“We do all of the work in the workshop to create the jewelry I design: from melting the silver, transferring it to the cast, welding the pieces together and adding the finishing touches.”
“My name is Zaida Lanning and I was born in Sacramento, California. I am Peruvian-American. My parents met in Peru during an archaeological assignment. I came to Peru when I was a year old. As children, my brother and I would accompany my mother on her field assignments. My oldest memory is when I was five years old and my brother was three years old. My grandmother, brother and I were in a ramshackle camp located in an isolated area on the northern coast of Peru. My mother was excavating in a ceremonial area called Las Aldas for four months as part of her doctoral thesis. What an adventure, with two women and two children in the Peruvian desert! That was my family circle: my mother, grandmother and brother.
“A difficult moment in my life was the death of my younger brother, with whom I’d shared so many adventures. But those weren’t the only moments that impacted my life.
“I was influenced by a very extraordinary woman: my godmother. Along with her sister, she propelled, supported and spread Peruvian art. I remember she converted her home into a museum, where she replaced the furniture with pedestals to exhibit beautiful Peruvian art pieces.

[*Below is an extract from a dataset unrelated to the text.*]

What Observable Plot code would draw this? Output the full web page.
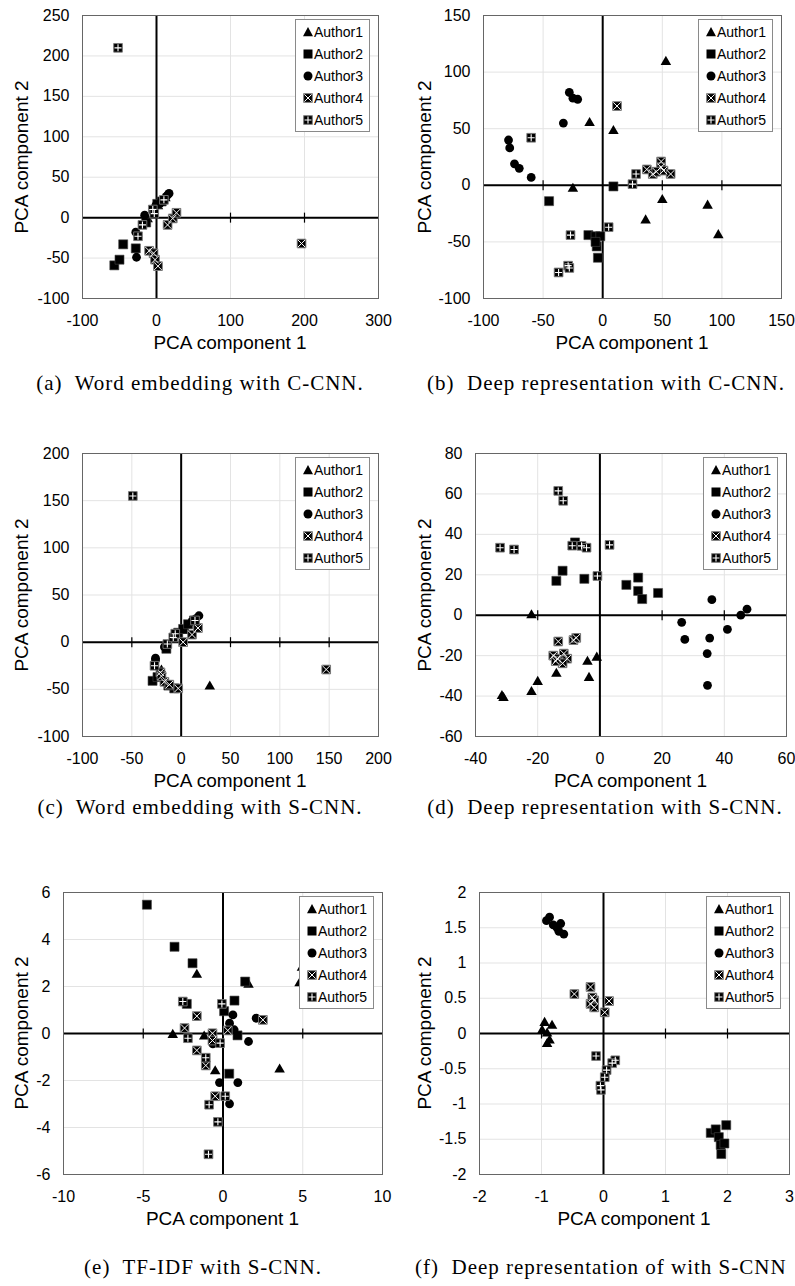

“In the Andes, the roads can always become an adventure. When my daughter was 10 years old, we visited Cuzco. To get from a place called Tambomachay to another called Qenqo, we decided to travel like the the people there usually do: on the hopper of a pickup truck. It was covered in potato sacks and crowded with sheep and human passengers. The real adventure began when the truck was in movement. As it went downhill over a curvy road we were almost in the air, taking in the lovely scenery.

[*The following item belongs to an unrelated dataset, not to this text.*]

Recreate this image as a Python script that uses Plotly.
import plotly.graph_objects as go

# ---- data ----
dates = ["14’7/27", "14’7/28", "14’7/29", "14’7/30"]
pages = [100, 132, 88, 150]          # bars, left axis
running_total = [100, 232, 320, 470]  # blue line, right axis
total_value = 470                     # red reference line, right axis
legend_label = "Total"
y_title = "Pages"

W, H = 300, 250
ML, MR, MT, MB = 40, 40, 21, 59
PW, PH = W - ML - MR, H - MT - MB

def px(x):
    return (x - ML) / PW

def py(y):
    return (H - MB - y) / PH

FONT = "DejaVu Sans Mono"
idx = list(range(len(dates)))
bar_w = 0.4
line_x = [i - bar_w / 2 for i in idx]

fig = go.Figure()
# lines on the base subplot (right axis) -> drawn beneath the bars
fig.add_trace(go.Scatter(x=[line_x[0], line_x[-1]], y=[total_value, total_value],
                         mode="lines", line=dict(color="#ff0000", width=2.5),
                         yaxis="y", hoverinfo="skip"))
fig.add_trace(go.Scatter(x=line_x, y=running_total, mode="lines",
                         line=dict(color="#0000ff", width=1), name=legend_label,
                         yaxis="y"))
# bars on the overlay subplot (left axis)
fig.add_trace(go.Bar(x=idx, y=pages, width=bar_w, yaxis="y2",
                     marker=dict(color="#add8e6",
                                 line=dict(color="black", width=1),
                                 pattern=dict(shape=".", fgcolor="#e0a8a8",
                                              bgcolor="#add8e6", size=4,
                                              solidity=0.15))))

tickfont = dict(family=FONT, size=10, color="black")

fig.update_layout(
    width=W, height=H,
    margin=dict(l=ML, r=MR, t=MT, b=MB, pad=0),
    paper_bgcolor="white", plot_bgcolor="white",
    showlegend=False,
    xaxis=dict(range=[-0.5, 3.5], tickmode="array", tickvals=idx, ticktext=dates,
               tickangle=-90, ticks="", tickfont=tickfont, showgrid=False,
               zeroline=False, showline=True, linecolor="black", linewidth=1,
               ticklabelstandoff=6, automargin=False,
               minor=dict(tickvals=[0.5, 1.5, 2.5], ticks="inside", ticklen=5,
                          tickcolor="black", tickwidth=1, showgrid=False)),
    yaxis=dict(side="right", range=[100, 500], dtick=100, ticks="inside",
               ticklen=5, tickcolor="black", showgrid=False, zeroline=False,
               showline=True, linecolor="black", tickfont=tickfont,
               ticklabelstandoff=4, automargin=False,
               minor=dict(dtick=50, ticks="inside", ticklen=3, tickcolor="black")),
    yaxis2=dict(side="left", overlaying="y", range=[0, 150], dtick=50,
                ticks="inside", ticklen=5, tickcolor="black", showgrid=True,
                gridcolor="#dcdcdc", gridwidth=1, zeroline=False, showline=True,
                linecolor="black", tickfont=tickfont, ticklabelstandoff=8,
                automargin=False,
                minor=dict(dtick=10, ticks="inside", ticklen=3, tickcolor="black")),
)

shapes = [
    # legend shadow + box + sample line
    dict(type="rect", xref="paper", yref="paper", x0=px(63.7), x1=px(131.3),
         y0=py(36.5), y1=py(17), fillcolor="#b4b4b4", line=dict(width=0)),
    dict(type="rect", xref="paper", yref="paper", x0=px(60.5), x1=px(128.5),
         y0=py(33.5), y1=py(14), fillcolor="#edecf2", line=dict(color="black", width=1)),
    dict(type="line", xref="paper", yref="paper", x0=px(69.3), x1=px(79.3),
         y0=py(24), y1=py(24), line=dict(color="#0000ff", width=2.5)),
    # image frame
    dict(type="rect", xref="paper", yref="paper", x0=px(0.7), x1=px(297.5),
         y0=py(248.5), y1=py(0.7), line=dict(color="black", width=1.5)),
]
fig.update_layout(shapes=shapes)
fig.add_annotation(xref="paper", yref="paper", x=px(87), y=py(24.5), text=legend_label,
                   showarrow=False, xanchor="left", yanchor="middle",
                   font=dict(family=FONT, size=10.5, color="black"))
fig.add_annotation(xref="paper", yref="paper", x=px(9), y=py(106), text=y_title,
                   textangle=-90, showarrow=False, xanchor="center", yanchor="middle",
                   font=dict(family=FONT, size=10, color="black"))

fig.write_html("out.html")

“I’ve always worked with my hands: knitting, pottery, recycling materials and repurposing other items as they break down. This is how I discovered silver, which fascinates me for its plasticity despite being a hard metal.
“I worked as a librarian in a French research center for 26 years. A decade before leaving that job, I had my contact with jewelry in a small training center where 20 people around a single table learned with a few tools but a lot of enthusiasm.
“In 2006, I decided to make my dream a reality: to dedicate myself full-time to jewelry. Going from a dependable job to an independent endeavor wasn’t easy. I had a to learn a lot of things, but I didn’t lack enthusiasm. It was in this new phase that I had the opportunity to learn in a jewelry workshop and spent six months in Cajamarca. Since then, I’ve taken courses and gone to fairs to keep learning new methods and techniques. I work with silver as a base material and combine it with other materials that give color to the final pieces. The silver I use comes from the main refinery in Peru, which is of the highest quality.
“We do all of the work in the workshop to create the jewelry I design: from melting the silver, transferring it to the cast, welding the pieces together and adding the finishing touches.
“A lot of things inspire me — nature, the everyday and even dreams. I do everything from designing to creating the final piece. I reach out for support from young artisans, from whom I expect the sensibility, care for detail and meticulous approach even for the simplest and smallest pieces.
“My future plans include developing my creative capacity by using diverse materials with silver and making the venture grow to manage this labor.”